Que le requérant sollicite en second lieu qu'il soit fait interdiction à la partie citée, sous la menace de la peine prévue à l'art. 292 CP, d'importer des objets portant illicitement des signes publics suisses ou des signes susceptibles d'être confondus avec eux, et ce jusqu'à droit connu sur le présent litige;

Qu'une telle interdiction – sans limite de temps – résulte cependant déjà de l'art. 28 al. 1 let. a LPAP, selon lequel l'importation intentionnelle d'objets portant illicitement des signes publics suisses ou des signes susceptibles d'être confondus avec eux est punie d'une peine privative de liberté d'un an au plus ou d'une peine pécuniaire;

Que la seconde mesure sollicitée n'est donc ni nécessaire ni propre à atteindre le résultat souhaité, de telle sorte qu'elle ne sera pas ordonnée;

Qu'il sera statué sur les frais dans l'ordonnance à rendre sur mesures provisionnelles;

Qu'aucun recours n'est ouvert contre la présente ordonnance (ATF 139 III 86 consid. 1.1.1; 137 III 417; arrêts du Tribunal fédéral 5A_369/2019 du 28 mai 2019 consid. 3; 5A_253/2017 du 4 avril 2017 consid. 2; 5A_554/2014 du 21 octobre 2014 consid. 3.2).

* * * * *


PAR CES MOTIFS,
La Chambre civile :

Statuant sur mesures superprovisionnelles sans audition des parties :

Ordonne à l'Administration fédérale des douanes, Douane Ouest, Genève Aéroport, route de l'Aéroport 31, 1215 Genève, de continuer à retenir l'envoi qu'elle a retenu, sous la référence 1______; 2______, contenant deux (2) boîtes C______ avec armoiries suisses (y compris les emballages et les éventuels documents d'accompagnement) jusqu'à droit jugé sur la requête de mesures provisionnelles, et en particulier de ne pas les remettre à A______ ou à des tiers.

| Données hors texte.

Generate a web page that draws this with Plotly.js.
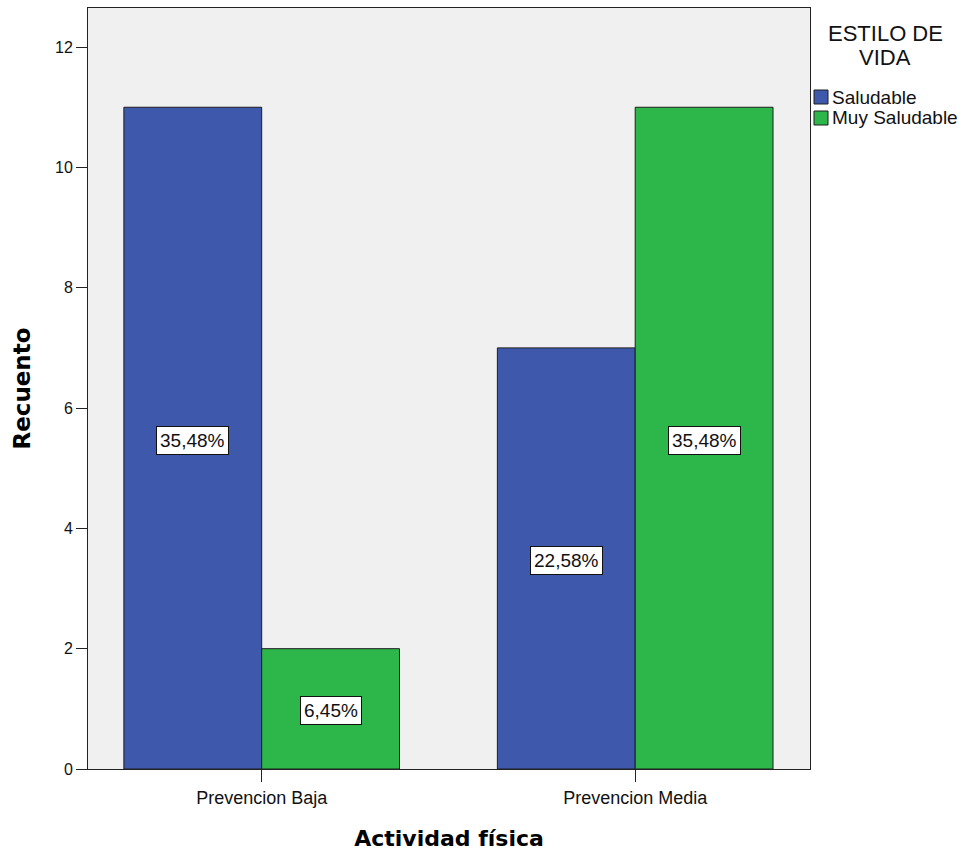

Rejette pour le surplus les conclusions prises à titre superprovisionnel par l'INSTITUT FEDERAL DE LA PROPRIETE INTELLECTUELLE dans sa requête du 19 février 2024.

Dit qu'il sera statué sur les frais liés à la présente décision dans l'ordonnance rendue sur mesures provisionnelles.

Impartit à A______ un délai de dix jours dès la notification de la présente ordonnance pour répondre par écrit à la requête de mesures provisionnelles formée par l'INSTITUT FEDERAL DE LA PROPRIETE INTELLECTUELLE.

Réserve la suite de la procédure de mesures provisionnelles.

Siégeant :

Monsieur Patrick CHENAUX, président ad interim; Madame Jessica ATHMOUNI, greffière.

 

 

 

 

 

 

 

 

 

S'agissant de mesures superprovisionnelles, il n'y a pas de voie de recours au Tribunal fédéral (ATF 137 III 417 consid. 1.3).